What is required: Exactly repeat the material, dropping every picture from the copy.
-.-.-
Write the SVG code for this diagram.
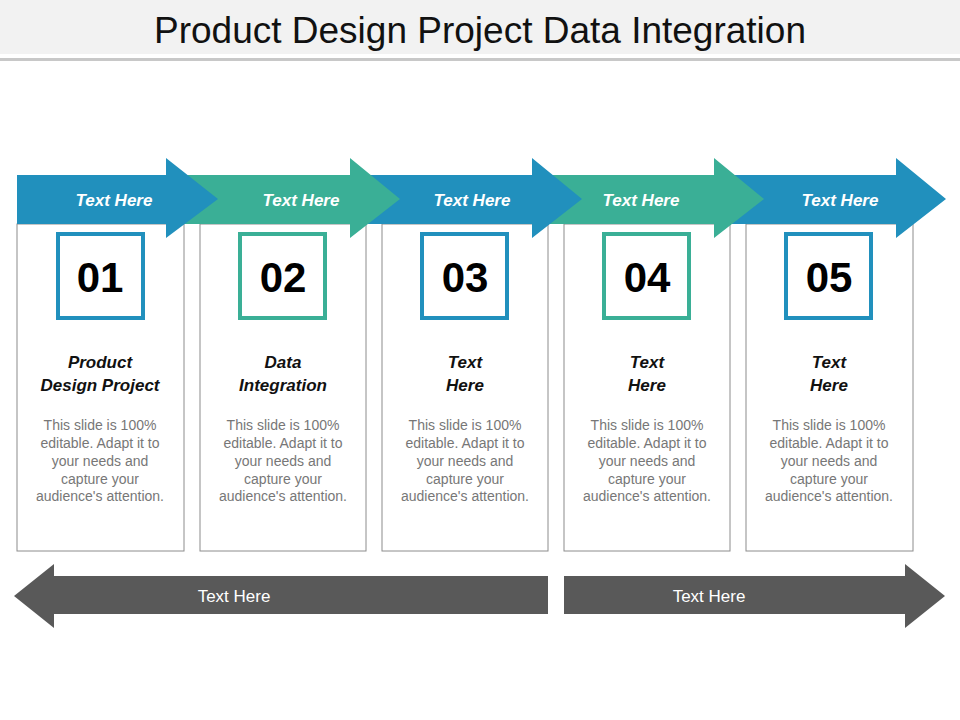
<svg xmlns="http://www.w3.org/2000/svg" width="960" height="720" viewBox="0 0 960 720">
<style>
.t{font-family:"Liberation Sans",Arial,sans-serif}
.box{fill:#fff;stroke:#8c8c8c;stroke-width:1}
.ah{font:italic bold 17px "Liberation Sans",Arial,sans-serif;fill:#fff;text-anchor:middle}
.num{font:bold 42px "Liberation Sans",Arial,sans-serif;fill:#000;text-anchor:middle}
.hd{font:italic bold 17px "Liberation Sans",Arial,sans-serif;fill:#111;text-anchor:middle}
.bd{font:14px "Liberation Sans",Arial,sans-serif;fill:#777;text-anchor:middle}
.bl{fill:#2190bd}.gr{fill:#3aaf96}
</style>
<rect x="0" y="0" width="960" height="54" fill="#f2f2f2"/>
<rect x="0" y="58" width="960" height="3" fill="#c8c8c8"/>
<text x="480" y="43" class="t" font-size="37" text-anchor="middle" fill="#111">Product Design Project Data Integration</text>
<g id="boxes">
<rect class="box" x="17" y="224" width="167" height="327"/>
<rect class="box" x="200" y="224" width="166" height="327"/>
<rect class="box" x="382" y="224" width="166" height="327"/>
<rect class="box" x="564" y="224" width="166" height="327"/>
<rect class="box" x="746" y="224" width="167" height="327"/>
</g>
<g id="top-arrows">
<polygon id="a5" class="bl" points="730,175 896,175 896,158 946,199 896,238 896,224 730,224"/>
<polygon id="a4" class="gr" points="547,175 714,175 714,158 764,199 714,238 714,224 547,224"/>
<polygon id="a3" class="bl" points="365,175 532,175 532,158 582,199 532,238 532,224 365,224"/>
<polygon id="a2" class="gr" points="183,175 350,175 350,158 400,199 350,238 350,224 183,224"/>
<polygon id="a1" class="bl" points="17,175 166,175 166,158 218,199 166,238 166,224 17,224"/>
<text class="ah" x="114" y="206">Text Here</text>
<text class="ah" x="301" y="206">Text Here</text>
<text class="ah" x="472" y="206">Text Here</text>
<text class="ah" x="641" y="206">Text Here</text>
<text class="ah" x="840" y="206">Text Here</text>
</g>
<g id="n1"><rect x="58" y="234" width="85" height="84" fill="#fff" stroke="#2190bd" stroke-width="4"/><text class="num" x="100" y="292">01</text>
<text class="hd" x="100" y="368">Product</text><text class="hd" x="100" y="391">Design Project</text>
<text class="bd" x="100" y="430">This slide is 100%</text><text class="bd" x="100" y="448">editable. Adapt it to</text><text class="bd" x="100" y="466">your needs and</text><text class="bd" x="100" y="484">capture your</text><text class="bd" x="100" y="501">audience's attention.</text></g>
<g id="n2"><rect x="240" y="234" width="85" height="84" fill="#fff" stroke="#3aaf96" stroke-width="4"/><text class="num" x="283" y="292">02</text>
<text class="hd" x="283" y="368">Data</text><text class="hd" x="283" y="391">Integration</text>
<text class="bd" x="283" y="430">This slide is 100%</text><text class="bd" x="283" y="448">editable. Adapt it to</text><text class="bd" x="283" y="466">your needs and</text><text class="bd" x="283" y="484">capture your</text><text class="bd" x="283" y="501">audience's attention.</text></g>
<g id="n3"><rect x="422" y="234" width="85" height="84" fill="#fff" stroke="#2190bd" stroke-width="4"/><text class="num" x="465" y="292">03</text>
<text class="hd" x="465" y="368">Text</text><text class="hd" x="465" y="391">Here</text>
<text class="bd" x="465" y="430">This slide is 100%</text><text class="bd" x="465" y="448">editable. Adapt it to</text><text class="bd" x="465" y="466">your needs and</text><text class="bd" x="465" y="484">capture your</text><text class="bd" x="465" y="501">audience's attention.</text></g>
<g id="n4"><rect x="604" y="234" width="85" height="84" fill="#fff" stroke="#3aaf96" stroke-width="4"/><text class="num" x="647" y="292">04</text>
<text class="hd" x="647" y="368">Text</text><text class="hd" x="647" y="391">Here</text>
<text class="bd" x="647" y="430">This slide is 100%</text><text class="bd" x="647" y="448">editable. Adapt it to</text><text class="bd" x="647" y="466">your needs and</text><text class="bd" x="647" y="484">capture your</text><text class="bd" x="647" y="501">audience's attention.</text></g>
<g id="n5"><rect x="786" y="234" width="85" height="84" fill="#fff" stroke="#2190bd" stroke-width="4"/><text class="num" x="829" y="292">05</text>
<text class="hd" x="829" y="368">Text</text><text class="hd" x="829" y="391">Here</text>
<text class="bd" x="829" y="430">This slide is 100%</text><text class="bd" x="829" y="448">editable. Adapt it to</text><text class="bd" x="829" y="466">your needs and</text><text class="bd" x="829" y="484">capture your</text><text class="bd" x="829" y="501">audience's attention.</text></g>
<g id="bottom-arrows">
<polygon fill="#595959" points="548,576 54,576 54,564 14,596 54,628 54,614 548,614"/>
<polygon fill="#595959" points="564,576 905,576 905,564 945,596 905,628 905,614 564,614"/>
<text class="t" x="234" y="602" font-size="17" fill="#fff" text-anchor="middle">Text Here</text>
<text class="t" x="709" y="602" font-size="17" fill="#fff" text-anchor="middle">Text Here</text>
</g>
</svg>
-.-.-
The reply:
Write the SVG code for this diagram.
<svg xmlns="http://www.w3.org/2000/svg" width="960" height="720" viewBox="0 0 960 720">
<style>
.t{font-family:"Liberation Sans",Arial,sans-serif}
.box{fill:#fff;stroke:#8c8c8c;stroke-width:1}
.ah{font:italic bold 17px "Liberation Sans",Arial,sans-serif;fill:#fff;text-anchor:middle}
.num{font:bold 42px "Liberation Sans",Arial,sans-serif;fill:#000;text-anchor:middle}
.hd{font:italic bold 17px "Liberation Sans",Arial,sans-serif;fill:#111;text-anchor:middle}
.bd{font:14px "Liberation Sans",Arial,sans-serif;fill:#777;text-anchor:middle}
.bl{fill:#2190bd}.gr{fill:#3aaf96}
</style>
<rect x="0" y="0" width="960" height="54" fill="#f2f2f2"/>
<rect x="0" y="58" width="960" height="3" fill="#c8c8c8"/>
<text x="480" y="43" class="t" font-size="37" text-anchor="middle" fill="#111">Product Design Project Data Integration</text>
<g id="boxes">
<rect class="box" x="17" y="224" width="167" height="327"/>
<rect class="box" x="200" y="224" width="166" height="327"/>
<rect class="box" x="382" y="224" width="166" height="327"/>
<rect class="box" x="564" y="224" width="166" height="327"/>
<rect class="box" x="746" y="224" width="167" height="327"/>
</g>
<g id="top-arrows">
<polygon id="a5" class="bl" points="730,175 896,175 896,158 946,199 896,238 896,224 730,224"/>
<polygon id="a4" class="gr" points="547,175 714,175 714,158 764,199 714,238 714,224 547,224"/>
<polygon id="a3" class="bl" points="365,175 532,175 532,158 582,199 532,238 532,224 365,224"/>
<polygon id="a2" class="gr" points="183,175 350,175 350,158 400,199 350,238 350,224 183,224"/>
<polygon id="a1" class="bl" points="17,175 166,175 166,158 218,199 166,238 166,224 17,224"/>
<text class="ah" x="114" y="206">Text Here</text>
<text class="ah" x="301" y="206">Text Here</text>
<text class="ah" x="472" y="206">Text Here</text>
<text class="ah" x="641" y="206">Text Here</text>
<text class="ah" x="840" y="206">Text Here</text>
</g>
<g id="n1"><rect x="58" y="234" width="85" height="84" fill="#fff" stroke="#2190bd" stroke-width="4"/><text class="num" x="100" y="292">01</text>
<text class="hd" x="100" y="368">Product</text><text class="hd" x="100" y="391">Design Project</text>
<text class="bd" x="100" y="430">This slide is 100%</text><text class="bd" x="100" y="448">editable. Adapt it to</text><text class="bd" x="100" y="466">your needs and</text><text class="bd" x="100" y="484">capture your</text><text class="bd" x="100" y="501">audience's attention.</text></g>
<g id="n2"><rect x="240" y="234" width="85" height="84" fill="#fff" stroke="#3aaf96" stroke-width="4"/><text class="num" x="283" y="292">02</text>
<text class="hd" x="283" y="368">Data</text><text class="hd" x="283" y="391">Integration</text>
<text class="bd" x="283" y="430">This slide is 100%</text><text class="bd" x="283" y="448">editable. Adapt it to</text><text class="bd" x="283" y="466">your needs and</text><text class="bd" x="283" y="484">capture your</text><text class="bd" x="283" y="501">audience's attention.</text></g>
<g id="n3"><rect x="422" y="234" width="85" height="84" fill="#fff" stroke="#2190bd" stroke-width="4"/><text class="num" x="465" y="292">03</text>
<text class="hd" x="465" y="368">Text</text><text class="hd" x="465" y="391">Here</text>
<text class="bd" x="465" y="430">This slide is 100%</text><text class="bd" x="465" y="448">editable. Adapt it to</text><text class="bd" x="465" y="466">your needs and</text><text class="bd" x="465" y="484">capture your</text><text class="bd" x="465" y="501">audience's attention.</text></g>
<g id="n4"><rect x="604" y="234" width="85" height="84" fill="#fff" stroke="#3aaf96" stroke-width="4"/><text class="num" x="647" y="292">04</text>
<text class="hd" x="647" y="368">Text</text><text class="hd" x="647" y="391">Here</text>
<text class="bd" x="647" y="430">This slide is 100%</text><text class="bd" x="647" y="448">editable. Adapt it to</text><text class="bd" x="647" y="466">your needs and</text><text class="bd" x="647" y="484">capture your</text><text class="bd" x="647" y="501">audience's attention.</text></g>
<g id="n5"><rect x="786" y="234" width="85" height="84" fill="#fff" stroke="#2190bd" stroke-width="4"/><text class="num" x="829" y="292">05</text>
<text class="hd" x="829" y="368">Text</text><text class="hd" x="829" y="391">Here</text>
<text class="bd" x="829" y="430">This slide is 100%</text><text class="bd" x="829" y="448">editable. Adapt it to</text><text class="bd" x="829" y="466">your needs and</text><text class="bd" x="829" y="484">capture your</text><text class="bd" x="829" y="501">audience's attention.</text></g>
<g id="bottom-arrows">
<polygon fill="#595959" points="548,576 54,576 54,564 14,596 54,628 54,614 548,614"/>
<polygon fill="#595959" points="564,576 905,576 905,564 945,596 905,628 905,614 564,614"/>
<text class="t" x="234" y="602" font-size="17" fill="#fff" text-anchor="middle">Text Here</text>
<text class="t" x="709" y="602" font-size="17" fill="#fff" text-anchor="middle">Text Here</text>
</g>
</svg>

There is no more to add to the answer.